1. Find the Fun in Your Child or teen’s Interests to strengthen your relationship
Communicating with our children is one of the most important aspects of their lives. It can be difficult at times to understand what they are trying to tell us, but if we take the time to listen and express interest in their interests, it can help to strengthen our relationship with them. Even if these interests are not the ones we would choose for ourselves, it is important that we support our children in whatever they do. By doing this, we are teaching them that it is okay to be themselves and that we love them no matter what.
2. Ask open-ended questions
Some parents are hesitant to ask their children open-ended questions. They believe that their children will not be able to answer them, nor will be interested in answering them. However, open-ended questions can help parents find out what is going on in their children’s lives, as children and teens are often more willing to talk about things that are important to them.
Open-ended questions help people feel comfortable talking about difficult topics. If a child or a teen has experienced something traumatic, they may be hesitant to talk about it with their parents. However, if the parents ask open-ended questions such as “What did you think when that happened?” or “How did that make you feel?” the child or teen may be more willing to share what happened and how they are feeling.
3. Acknowledge your child’s feelings to help them grow!
In any parent-child relationship, there will be frustrations, disappointments, and grievances. It is important for parents to acknowledge these feelings in their children, and work to resolve them. When these feelings are ignored or dismissed, they often fester and lead to resentment.
It is natural for a child or teen to feel frustrated with a parent. They may not always understand why they can’t do something they want to do, or why they have to follow certain rules. Acknowledging these feelings can help the child or teen feel heard and understood. It also shows that the parent takes their concerns seriously.
4. Share personal stories
Research has shown that children and teens learn best when they are able to connect the information they are learning to their own experiences. Sharing our stories with our children helps them learn about life. It also shows them that we trust them and that we believe they are capable of handling anything life throws their way. Plus, it can be a lot of fun for both parents and children alike!
So the next time you’re spending some quality time with your son or daughter, why not share a story or two from your own experience? It could be something as simple as how you met your spouse or more complicated as how you coped with a significant setback.
5. Thoughtful Criticism
When it comes to criticising your child or teen, it’s important to think before you speak. Criticising your children thoughtfully and gently can help them learn and grow. Remember, children are constantly learning and trying to figure out the world around them. If they make a mistake, they need your help in figuring out what went wrong and how they can do better next time.

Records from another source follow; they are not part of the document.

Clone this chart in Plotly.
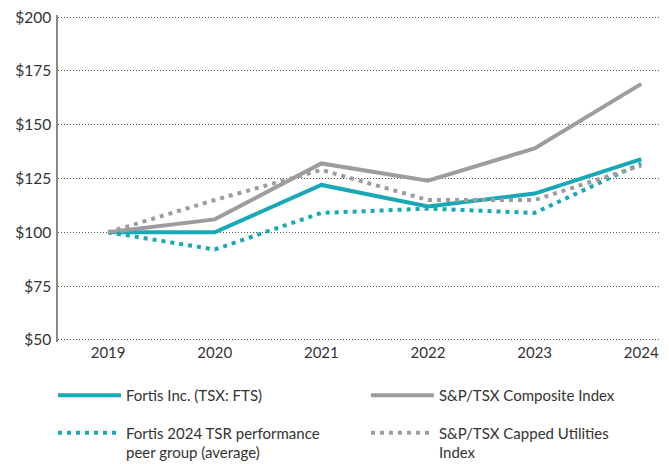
import plotly.graph_objects as go

years = ["2019", "2020", "2021", "2022", "2023", "2024"]
fortis = [100, 100, 122, 112, 118, 134]
composite = [100, 106, 132, 124, 139, 169]
peer = [100, 92, 109, 111, 109, 132]
utilities = [100, 115, 129, 115, 115, 131]
y_ticks = [50, 75, 100, 125, 150, 175, 200]
y_labels = ["$50", "$75", "$100", "$125", "$150", "$175", "$200"]

TEAL = "#19a8b6"
GRAY = "#9d9da0"
FONT = "Lato"
TXT = "#333333"

fig = go.Figure()
fig.add_trace(go.Scatter(x=years, y=fortis, mode="lines", name="Fortis Inc. (TSX: FTS)",
                         legend="legend", legendgroup="a",
                         line=dict(color=TEAL, width=4)))
fig.add_trace(go.Scatter(x=years, y=composite, mode="lines", name="S&P/TSX Composite Index",
                         legend="legend2", legendgroup="b",
                         line=dict(color=GRAY, width=4)))
fig.add_trace(go.Scatter(x=years, y=peer, mode="lines",
                         name="Fortis 2024 TSR performance<br>peer group (average)",
                         legend="legend", legendgroup="c",
                         line=dict(color=TEAL, width=4, dash="4px,5px")))
fig.add_trace(go.Scatter(x=years, y=utilities, mode="lines",
                         name="S&P/TSX Capped Utilities<br>Index",
                         legend="legend2", legendgroup="d",
                         line=dict(color=GRAY, width=4, dash="4px,5px")))

leg_common = dict(orientation="v", xref="paper", yref="container",
                  xanchor="left", yanchor="top", y=0.1864,
                  itemwidth=63, tracegroupgap=15, valign="top",
                  font=dict(family=FONT, size=15, color=TXT),
                  traceorder="grouped", bgcolor="rgba(0,0,0,0)")

fig.update_layout(
    width=661, height=456,
    margin=dict(l=50, r=0, t=7, b=122),
    paper_bgcolor="white", plot_bgcolor="white",
    font=dict(family=FONT, size=15, color=TXT),
    showlegend=True,
    legend=dict(x=-0.0082, **leg_common),
    legend2=dict(x=0.504, **leg_common),
    xaxis=dict(type="category", range=[-0.47, 5.26], showgrid=False, showline=False,
               ticks="", tickfont=dict(size=15, color=TXT), zeroline=False,
               automargin=False),
    yaxis=dict(range=[49, 201], tickvals=y_ticks, ticktext=y_labels, showgrid=True,
               gridcolor="#555555", griddash="1px,2px", gridwidth=1,
               showline=True, linecolor="#888888", linewidth=1.5, ticks="",
               zeroline=False, tickfont=dict(size=15.5, color=TXT), automargin=False,
               ticklabeloverflow="allow", ticklabelstandoff=2),
)

fig.write_html("out.html")
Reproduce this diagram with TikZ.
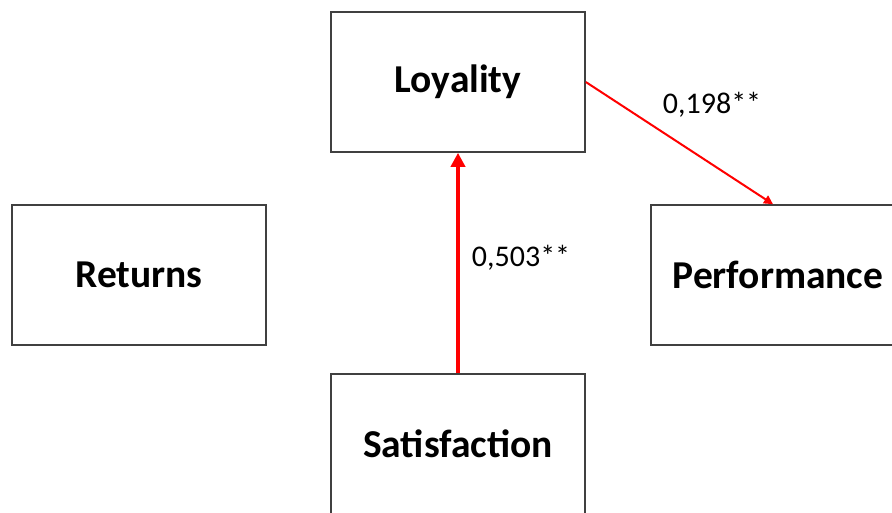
\documentclass[tikz,border=0pt]{standalone}
\usepackage{fontspec}
\setmainfont{Carlito}
\usetikzlibrary{arrows.meta}
\begin{document}
\begin{tikzpicture}[x=1pt,y=-1pt,
  box/.style={draw=black!75, line width=1.6pt, fill=white, minimum width=254pt, minimum height=140pt, inner sep=0pt, font=\fontsize{39.5}{44}\selectfont\bfseries},
  lbl/.style={font=\fontsize{30}{34}\selectfont, inner sep=0pt},
  redarrow/.style={draw=red, -{Triangle[length=#1,width=#1]}}
]
\useasboundingbox (0,0) rectangle (892,512);
\node[box] (loy) at (458,82) {Loyality};
\node[box] (ret) at (139,275) {Returns};
\node[box] (perf) at (778,275) {Performance};
\node[box] (sat) at (458,444) {Satisfaction};
\draw[redarrow=14pt, line width=4pt] (sat.north) -- (loy.south);
\coordinate (pin) at (773,205);
\draw[redarrow=9pt, line width=2pt] (loy.east |- 0,82) -- (perf.north -| pin);
\node[lbl] (l1) at (521,258) {0,503**};
\node[lbl] (l2) at (712,105) {0,198**};
\end{tikzpicture}
\end{document}
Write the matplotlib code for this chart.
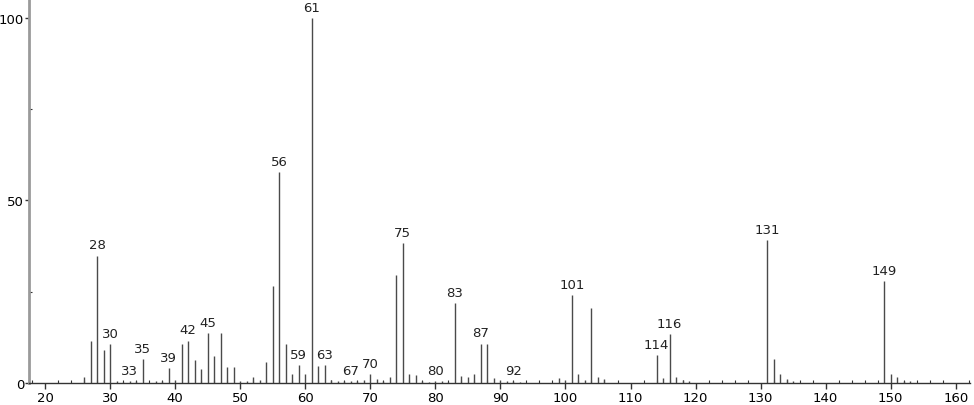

If you criticise harshly or constantly, it can damage your relationship with your child or teen and make them feel insecure. They may start to doubt themselves and their ability to do things right. This can lead to problems in school or with social relationships. Talk to your child or teen about their mistakes, but do it in a respectful and supportive way. Help them understand why the mistake was wrong and offer suggestions for how they can do better next time.
In conclusion, by turning every conversation into a learning opportunity, finding the fun in your children’s interests, and asking open-ended questions, you can strengthen your relationship with your sons and daughters to help them learn and grow. So get talking and have some fun!